Turkish closure of the border would deeply hurt Iraq's land-locked Kurdish areas, but would also take a large toll on Turkish traders. Turkish parliamentarians voted 507-19 last week to give authority for a cross-border push, with all 19 votes against coming from pro-Kurdish deputies who favor diplomacy instead.

"We have to have a Damocles sword – that has to be kept, not only for the PKK, but also for PKK supporters like Barzani," says Mr. Tashan, recalling that a threat of war against Syria in 1998 forced Damascus to expel PKK leader Abdullah Ocalan, who was later arrested in Kenya and flown to Turkey. "We will let them see it, that they have to ... get rid of the PKK."

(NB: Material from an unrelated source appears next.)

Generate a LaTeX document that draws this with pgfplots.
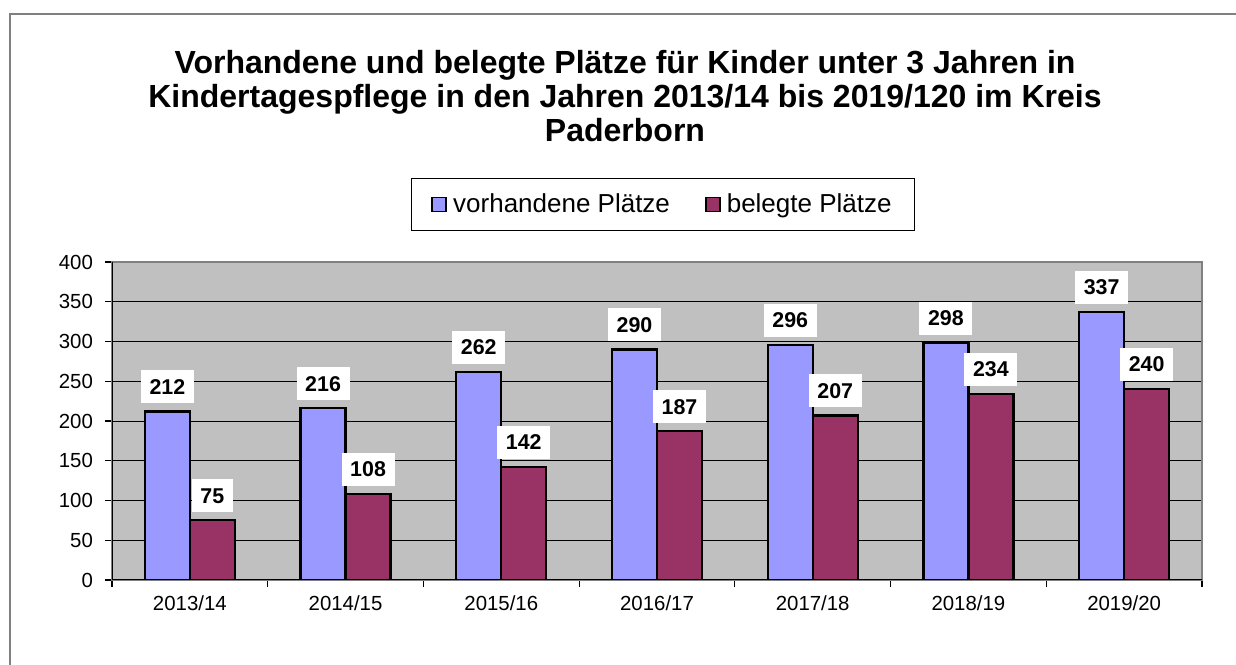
\documentclass[border=0pt]{standalone}
\usepackage{pgfplots}
\pgfplotsset{compat=1.18}
\usepackage{fontspec}
\setmainfont{Liberation Sans}
\definecolor{cblue}{HTML}{9999FF}
\definecolor{cred}{HTML}{993366}
\definecolor{cbg}{HTML}{C0C0C0}
\definecolor{cframe}{HTML}{808080}
\begin{document}
\begin{tikzpicture}[x=1pt,y=1pt]
\useasboundingbox (0pt,0pt) rectangle (618pt,332pt);
\draw[cframe, line width=0.6pt] (5pt,-2pt) -- (5pt,325pt) -- (620pt,325pt);
\node[font=\bfseries\fontsize{16}{16.8}\selectfont, align=center] at (312.5pt,284pt)
 {Vorhandene und belegte Plätze für Kinder unter 3 Jahren in\\Kindertagespflege in den Jahren 2013/14 bis 2019/120 im Kreis\\Paderborn};
\begin{axis}[
  at={(56pt,42pt)}, anchor=south west,
  width=545pt, height=159pt, scale only axis,
  /pgf/number format/assume math mode=true,
  ybar=0pt, bar width=22.5pt,
  xmin=-0.5, xmax=6.5, ymin=0, ymax=400,
  xtick={-0.5,0.5,...,6.5},
  xticklabels={2013/14,2014/15,2015/16,2016/17,2017/18,2018/19,2019/20},
  x tick label as interval,
  ytick={0,50,...,400},
  tick pos=left,
  axis line style={cframe, line width=0.6pt},
  axis background/.style={fill=cbg},
  ymajorgrids=true,
  major grid style={black, line width=0.45pt},
  tick align=outside,
  major tick length=3.5pt,
  tick style={black, line width=0.6pt},
  tick label style={font=\fontsize{10.2}{12}\selectfont},
  xticklabel style={yshift=-1pt},
  yticklabel style={xshift=-2.5pt},
  nodes near coords={\pgfmathprintnumber\pgfplotspointmeta},
  every node near coord/.append style={fill=white, font=\bfseries\fontsize{10.7}{12}\selectfont,
     inner xsep=4.3pt, minimum height=16.5pt, anchor=south, yshift=3.5pt},
  legend style={at={(0.5055,1.181)}, anchor=center, draw=black, line width=0.6pt,
     legend columns=2, font=\fontsize{13}{15}\selectfont,
     inner xsep=10pt, inner ysep=5.5pt,
     nodes={inner xsep=1.5pt},
     /tikz/every even column/.append style={column sep=16pt}},
  legend image code/.code={\draw[#1, line width=0.8pt] (0pt,-3.5pt) rectangle (7pt,3.5pt); \path[draw=none, fill=none] (0pt,0pt) rectangle (9pt,0.1pt);},
]
\addplot[fill=cblue, draw=black, line width=1.1pt] coordinates {(0,212) (1,216) (2,262) (3,290) (4,296) (5,298) (6,337)};
\addplot[fill=cred, draw=black, line width=1.1pt] coordinates {(0,75) (1,108) (2,142) (3,187) (4,207) (5,234) (6,240)};
\legend{vorhandene Plätze, belegte Plätze}
\draw[black, line width=0.7pt] (rel axis cs:0,1) -- (rel axis cs:0,0) -- (rel axis cs:1,0);
\end{axis}
\end{tikzpicture}
\end{document}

The rebels say they will not be dislodged, but suggested Monday that a diplomatic solution was possible. "If the Turkish state stops its attacks, then increased tensions will be replaced with a combat-free environment," said a PKK statement. "Our movement and people have the strength to defend [but] we prefer to solve the problems by democratic and peaceful ways rather than armed struggle."

The pro-Kurdish Firat news agency quoted a senior PKK commander, Bahoz Erdal, saying that the group held the eight Turkish soldiers as "hostages in the hands of our forces."

Turkish artillery and planes have already been striking northern Iraq, and on Sunday aircraft hit 63 targets in hot pursuit after the raid, according to the military. The purpose of a cross-border operation would be to deny the PKK sanctuary. "We may conduct a joint operation with the US against the PKK in northern Iraq," Erdogan told a Turkish newspaper.

The Chicago Tribune reported that despite previous resistance to the idea, US air or cruise missile strikes are now being considered. "Now the Turks are at the end of their rope, and our risk calculus is changing," the Tribune quoted a US official familiar with Bush's call to Turkish President Abdullah Gul on Monday.

But such a response is not likely to sit well Iraqi Kurds, even though Barzani's peshmerga militia struck a deal with Turkey in the late 1990s to take on the PKK. A further irony, experts say, is how the PKK's tactics have changed as a result of the insurgency in Iraq.

"They have learned, they have adopted very closely the lessons from the Iraqi Sunni insurgents," says Hakura at Chatham House. In the past the PKK staged large attacks with between 200 and 500 fighters against police stations and military installations.

Now "they are using hit-and-run tactics, small cells, mines, ambushes, C-4 explosives, and improvised explosive devices," or IEDs," says Hakura. "Almost half the Turkish military victims this year were killed by mines, rather than in combat."